Porque foi incorporando que vivi o Tempo espiralado, e deixei minha matéria ser dilacerada pela rapidez de Gêmeos e ventania e Oya. Eu morri mas ainda não fiz o que devo fazer. Porque eu mergulhei bem fundo e gozei tendo medo. Eu não aguento mais essa década. Em minha garganta tem um choro preso num corpo que não é mais meu. Essa  noite vou girar até morrer. Morrerei lembrando de tudo, e voltarei para buscar os estantes que não vivi por ter medo de amar. Te amo meu preto, 

eu estou transmutando. porque entrei na macumba e transmutei antes de transicionar. ou enquanto transicionava.  porque esse Mundo me disse que eu estava transicionado antes de eu ter coragem de assumir que sim estava indo a um outro outro lugar. mas quando a tive - a coragem - eu abandonei o lugar da transsexualidade que nunca me permitiram ficar e reencontrei meu corpo fora da cognição cisgênera que não alcança a frequência que a transmutação travesti produz. é um som distante. mas que irrita porque se faz perto, e essa distancia pequena é necessária para a existência da cisgeneridade.

tenho tido uma vontade enorme de ter peitos. peitos tem sido a transmutação. sonho com peitos grandes e pequenos mas não sei dimensiona-los de fato. lembro que preciso experimentar para consegui entender. então tenho estudado hormônios. hominização. o que é o hormônio em nosso corpo carnal? sei e sinto que o bloqueador enfraquece minha relação com Exú. Pois bloquear a testoterona de meu corpo é diminuir a libido. sim, exu não é só libido, mas pra mim tem sido muito disso.

sinto meu corpo com fome de modificação. então vou pro cabelo. vou pra cabeça. vou pro ori. Modificações carnais. dessa frequencia encarnada.

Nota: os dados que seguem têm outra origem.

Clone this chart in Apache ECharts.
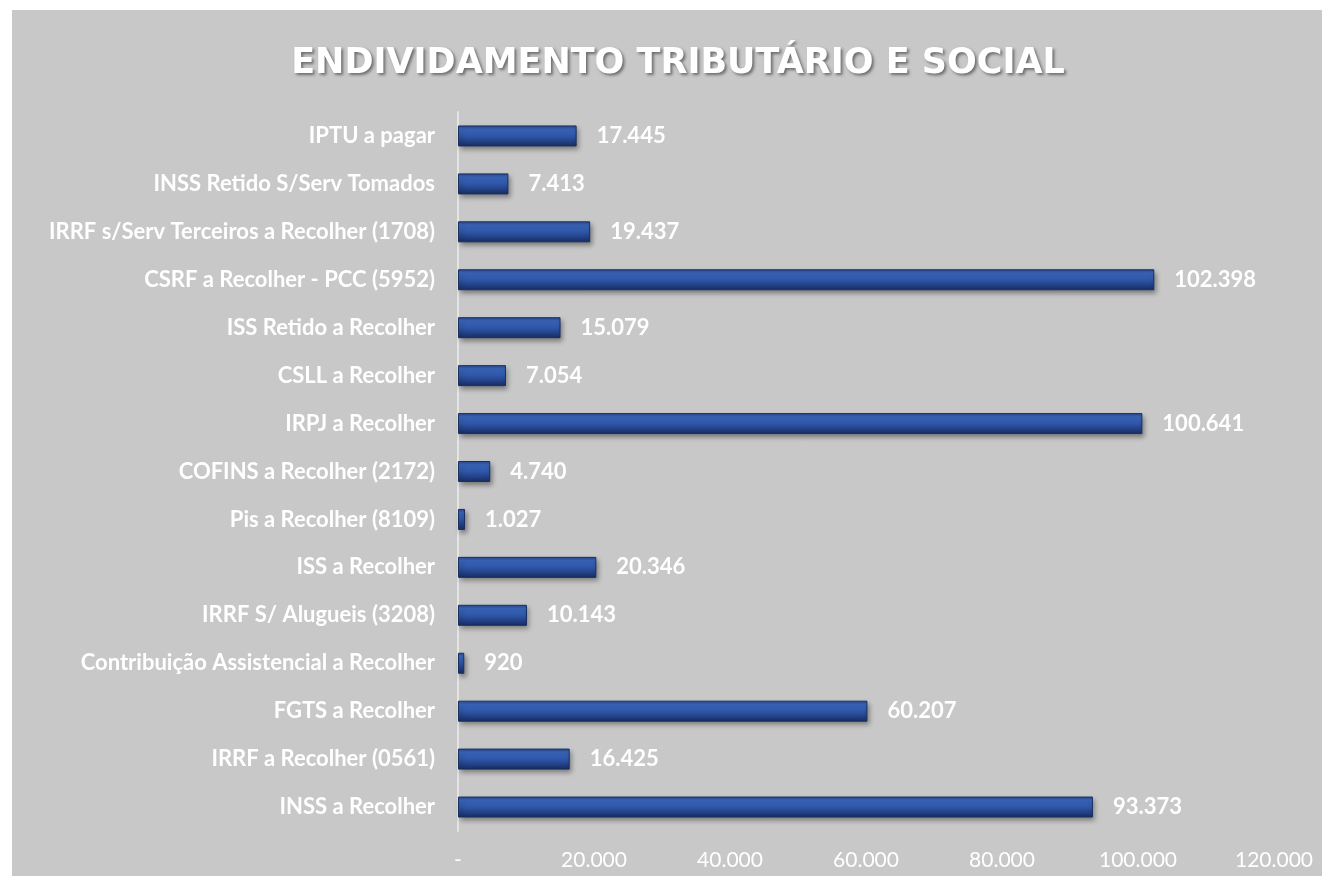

na fonte grande eu não sabia que era negra. gostava de pau, e não tinha problemas com buceta. não conhecia a disforia nem o racismo. a disforia é racista. o racismo também é uma disforia.
e quando me aproximo de outros mundos me sinto melhor. Mundo vegetal e mineral e animal.
É isso. estou me equilibrando. conectar-me aos mundos animais, vegetais e minerais.